In fact, Napoleon so clung to the old mercantilist craze of stimulating exports in order that they might greatly exceed the imports, as to favour the sending of agricultural produce to England, provided that such cargoes comprised manufactured goods. He allowed this privilege not only to his Empire but also to the Kingdom of Italy.[232] The difficulty was that England would not receive the manufactured goods of her enemies; and, as corn and cheese could not be exported to England, unless a certain proportion of silk and cloths went with them, the latter were got up so as to satisfy the French customs officers and then cast into the sea. It is needless to add that this export of manufactures to England, on which Napoleon prided himself, was limited to showy but worthless articles, which were made solely ad usum delphinorum.

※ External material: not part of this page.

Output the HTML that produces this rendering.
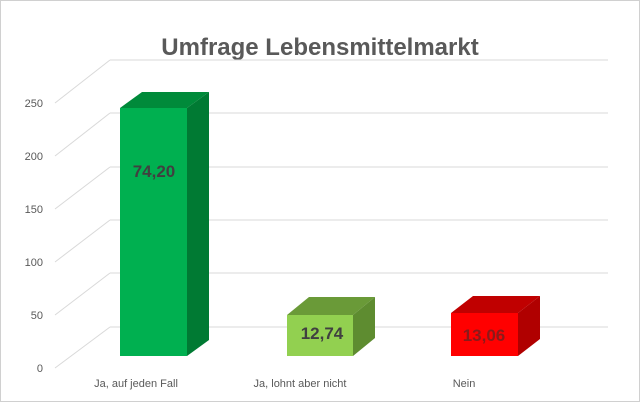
<!DOCTYPE html><html><head><style>body{margin:0;background:#fff}</style></head><body>
<svg width="640" height="402" xmlns="http://www.w3.org/2000/svg" font-family="Liberation Sans, sans-serif">
<rect x="0.5" y="0.5" width="639" height="401" fill="#fff" stroke="#d0d0d0"/>
<text x="320" y="55" text-anchor="middle" font-size="24" font-weight="bold" fill="#595959">Umfrage Lebensmittelmarkt</text>
<g stroke="#d9d9d9" stroke-width="1" fill="none">
<path d="M110 60H608M110 113H608M110 167H608M110 220H608M110 273H608M110 327H608"/>
<path d="M55 103L110 60M55 156L110 113M55 209L110 167M55 262L110 220M55 315L110 273M55 368L110 327"/>
</g>
<g font-size="11" fill="#595959" text-anchor="end">
<text x="43" y="107">250</text><text x="43" y="160">200</text><text x="43" y="213">150</text><text x="43" y="266">100</text><text x="43" y="319">50</text><text x="43" y="372">0</text>
</g>
<g font-size="11" fill="#595959" text-anchor="middle">
<text x="136" y="387">Ja, auf jeden Fall</text><text x="300" y="387">Ja, lohnt aber nicht</text><text x="464" y="387">Nein</text>
</g>
<polygon points="120,108 142,92 209,92 187,108" fill="#008a3a"/>
<polygon points="187,108 209,92 209,340 187,356" fill="#007a33"/>
<rect x="120" y="108" width="67" height="248" fill="#00b050"/>
<polygon points="287,315 309,297 375,297 353,315" fill="#6a9a38"/>
<polygon points="353,315 375,297 375,338 353,356" fill="#5e8c30"/>
<rect x="287" y="315" width="66" height="41" fill="#92d050"/>
<polygon points="451,313 473,296 540,296 518,313" fill="#c00000"/>
<polygon points="518,313 540,296 540,339 518,356" fill="#b00000"/>
<rect x="451" y="313" width="67" height="43" fill="#ff0000"/>
<g font-size="17" font-weight="bold" fill="#404040" text-anchor="middle">
<text x="154" y="177">74,20</text><text x="322" y="339">12,74</text><text x="484" y="341" fill="#8a1a1a">13,06</text>
</g>
</svg>
</body></html>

It was fortunate for us that Napoleon entertained these crude ideas on political economy; for his action opened for us a loophole of escape from a very serious difficulty. At that time our fast growing population was barely fed by our own wheat even after good seasons; and Providence afflicted us in 1809 and 1810 with very poor harvests. In 1810 the average price was 103 shillings the quarter, the highest ever known except in 1800 and 1801; and as commerce was dislocated by the Continental System and hand-labour was being largely replaced by the new power-looms and improved spinning machinery, the outlook would have been hopeless, had not our great enemy allowed us to import continental corn. This device, which he imagined would impoverish us to enrich his own States, was the greatest aid that he could have rendered to our hard-pressed social system; and readers of Charlotte Brontë's realistic sketches of the Luddite rioting in Yorkshire may imagine what would have befallen England if, besides lack of work and low wages, there had been the added horrors of a bread famine. But fortunately the curious commercial notions harboured by our foe enabled us in the winter of 1810-11 to get supplies of corn not only from Prussia and Poland but even from Italy and France.

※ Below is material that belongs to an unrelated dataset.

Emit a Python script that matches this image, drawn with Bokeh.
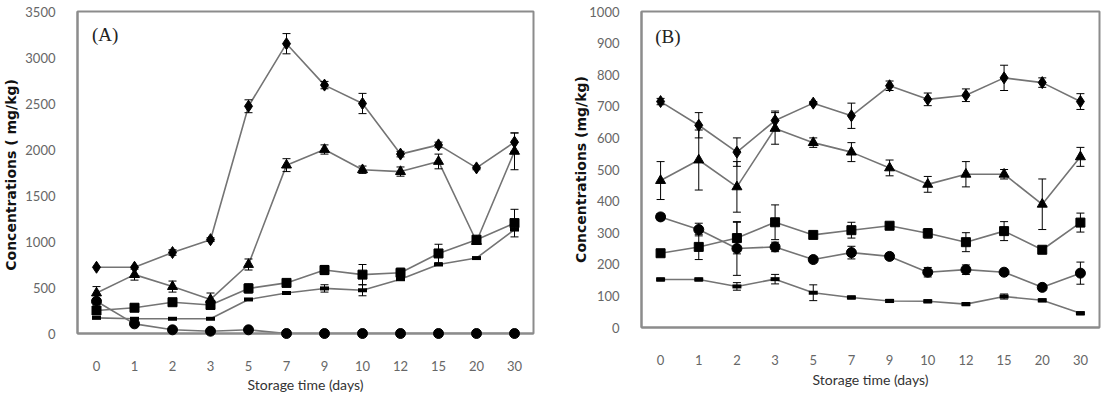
from bokeh.plotting import figure
from bokeh.layouts import row
from bokeh.models import ColumnDataSource, Whisker, TeeHead, Label, FixedTicker, FactorRange, Range1d
from bokeh.core.properties import value
from bokeh.embed import file_html
from bokeh.resources import INLINE

days = ["0", "1", "2", "3", "5", "7", "9", "10", "12", "15", "20", "30"]

# ---- Panel (A) values, mg/kg ----
a_diamond = [720, 720, 880, 1020, 2470, 3150, 2700, 2500, 1950, 2050, 1800, 2080]
a_diamond_err = [0, 0, 30, 20, 70, 110, 40, 110, 30, 30, 20, 100]
a_triangle = [440, 640, 510, 370, 750, 1830, 2000, 1780, 1760, 1870, 1000, 1980]
a_triangle_err = [70, 60, 60, 70, 60, 70, 50, 40, 50, 80, 30, 200]
a_square = [250, 280, 340, 310, 490, 550, 690, 640, 660, 870, 1020, 1200]
a_square_err = [0, 40, 40, 40, 50, 40, 50, 110, 50, 100, 30, 150]
a_dash = [170, 160, 160, 160, 370, 440, 490, 470, 590, 750, 820, 1130]
a_dash_err = [0, 0, 0, 0, 0, 0, 40, 60, 0, 0, 0, 0]
a_circle = [350, 105, 40, 25, 40, 0, 0, 0, 0, 0, 0, 0]
a_circle_err = [0, 0, 0, 0, 0, 0, 0, 0, 0, 0, 0, 0]

# ---- Panel (B) values, mg/kg ----
b_diamond = [715, 640, 555, 655, 710, 670, 765, 722, 735, 790, 775, 715]
b_diamond_err = [10, 40, 45, 30, 5, 40, 15, 20, 20, 40, 15, 25]
b_triangle = [465, 530, 445, 630, 585, 555, 505, 453, 485, 485, 390, 540]
b_triangle_err = [60, 95, 80, 50, 15, 30, 25, 25, 40, 15, 80, 30]
b_square = [235, 255, 283, 333, 293, 308, 322, 298, 270, 305, 246, 332]
b_square_err = [10, 40, 50, 55, 10, 25, 10, 15, 30, 30, 10, 30]
b_circle = [350, 310, 250, 255, 215, 237, 225, 175, 183, 175, 127, 172]
b_circle_err = [10, 20, 85, 15, 10, 20, 10, 15, 15, 10, 10, 35]
b_dash = [152, 152, 130, 153, 110, 95, 84, 83, 74, 98, 86, 45]
b_dash_err = [5, 5, 12, 15, 25, 5, 5, 5, 5, 8, 5, 5]

x_title = "Storage time (days)"

LINE = "#747474"
FRAME = "#8c8c8c"
TICK_COLOR = "#666666"
TICK_FONT = "Lato"


def make_panel(width, height, left, right, ymax, ystep, ytitle, title_gap,
               tick_gap, xtitle_y, tag, tag_x, tag_y, series):
    p = figure(width=width, height=height, x_range=FactorRange(*days, range_padding=0),
               y_range=Range1d(0, ymax), output_backend="svg", toolbar_location=None,
               min_border_left=left, min_border_right=right, min_border_top=11,
               min_border_bottom=61)
    p.grid.visible = False
    p.outline_line_color = FRAME
    p.outline_line_width = 2
    p.background_fill_color = "white"

    for vals, errs, marker, size in series:
        src = ColumnDataSource(dict(x=days, y=vals))
        p.line("x", "y", source=src, line_color=LINE, line_width=1.6)
        ex = [d for d, e in zip(days, errs) if e > 0]
        lo = [v - e for v, e in zip(vals, errs) if e > 0]
        hi = [v + e for v, e in zip(vals, errs) if e > 0]
        if ex:
            esrc = ColumnDataSource(dict(x=ex, lower=lo, upper=hi))
            p.add_layout(Whisker(base="x", lower="lower", upper="upper", source=esrc,
                                 line_color="black", line_width=1, level="glyph",
                                 upper_head=TeeHead(size=8, line_color="black", line_width=1),
                                 lower_head=TeeHead(size=8, line_color="black", line_width=1)))
        # markers sit on top of the axes and are not clipped at the frame edge
        if marker == "dash":
            p.scatter("x", "y", source=src, marker="dash", size=size,
                      line_color="black", line_width=4, level="annotation")
        else:
            p.scatter("x", "y", source=src, marker=marker, size=size,
                      fill_color="black", line_color="black", level="annotation")

    p.yaxis.ticker = FixedTicker(ticks=list(range(0, ymax + 1, ystep)))
    for ax in (p.xaxis[0], p.yaxis[0]):
        ax.axis_line_color = FRAME
        ax.axis_line_width = 2
        ax.major_tick_line_color = None
        ax.minor_tick_line_color = None
        ax.major_label_text_color = TICK_COLOR
        ax.major_label_text_font = TICK_FONT
        ax.major_label_text_font_size = "13px"

    p.yaxis.major_label_standoff = 16
    p.yaxis.axis_label = ytitle
    p.yaxis.axis_label_text_font = "DejaVu Sans"
    p.yaxis.axis_label_text_font_style = "bold"
    p.yaxis.axis_label_text_font_size = "14px"
    p.yaxis.axis_label_text_color = "#111111"
    p.yaxis.axis_label_standoff = title_gap

    p.xaxis.major_label_standoff = tick_gap

    # x-axis title, centred under the frame (drawn outside the clipped area)
    p.text(x=[len(days) / 2], y=[xtitle_y], text=[x_title], text_font=value("Lato"),
           text_font_size="14px", text_color="#333333", text_align="center",
           text_baseline="middle", level="annotation")

    p.add_layout(Label(x=tag_x, y=tag_y, text=tag, text_font="Liberation Serif",
                       text_font_size="19px", text_color="#222222",
                       text_baseline="middle"))
    return p


pa = make_panel(545, 394, 77, 12, 3500, 500, "Concentrations  ( mg/kg)", 3, 21, -555,
                "(A)", 0.38, 3250, [
                    (a_diamond, a_diamond_err, "diamond", 12),
                    (a_triangle, a_triangle_err, "triangle", 10),
                    (a_square, a_square_err, "square", 9),
                    (a_dash, a_dash_err, "dash", 9),
                    (a_circle, a_circle_err, "circle", 10),
                ])

pb = make_panel(568, 388, 96, 14, 1000, 100, "Concentrations (mg/kg)", -3, 21, -163,
                "(B)", 0.36, 922, [
                    (b_diamond, b_diamond_err, "diamond", 12),
                    (b_triangle, b_triangle_err, "triangle", 10),
                    (b_square, b_square_err, "square", 9),
                    (b_circle, b_circle_err, "circle", 10),
                    (b_dash, b_dash_err, "dash", 9),
                ])

layout = row(pa, pb)
open("out.html", "w").write(file_html(layout, INLINE))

In one sense this incident has been misunderstood. It has been referred to by Porter[233] and other hopeful persons as proof positive that as long as we can buy corn we shall get it, even from our enemies. It proves nothing of the sort. Napoleon's correspondence and his whole policy with regard to licences, which we shall presently examine, shows clearly that he believed he would greatly benefit his own States and impoverish our people by selling us large stores of corn at a very high price. There is no hint in any of his letters that he ever framed the notion of starving us into surrender. All that he looked to was the draining away of our wealth by cutting off our exports, and by allowing imports to enter our harbours much as usual. As long as he prevented us selling our produce, he heeded little how much we bought from his States: in fact, the more we bought, the sooner we should be bankrupt—such was his notion.

It is strange that he never sought to cut off our corn-supplies. They were then drawn almost entirely from the Baltic ports. The United States and Canada had as yet only sent us a few driblets of corn. La Plata and the Cape of Good Hope were quite undeveloped; and our settlements in New South Wales were at that time often troubled by dearth. The plan of sealing up the cornfields of Europe from Riga to Trieste would have been feasible, at least for a few weeks; French troops held Danzig and Stettin; Russia, Prussia, and Denmark were at his beck and call; and an imperial decree forbidding the export of corn from France and her allied States to the United Kingdom could hardly have failed to reduce us to starvation and surrender in the very critical winter of 1810-11. But that strange mental defect of clinging with ever increasing tenacity to preconceived notions led Napoleon to allow and even to favour exports of corn to us in the time of our utmost need; and Britain survived the strain.[234]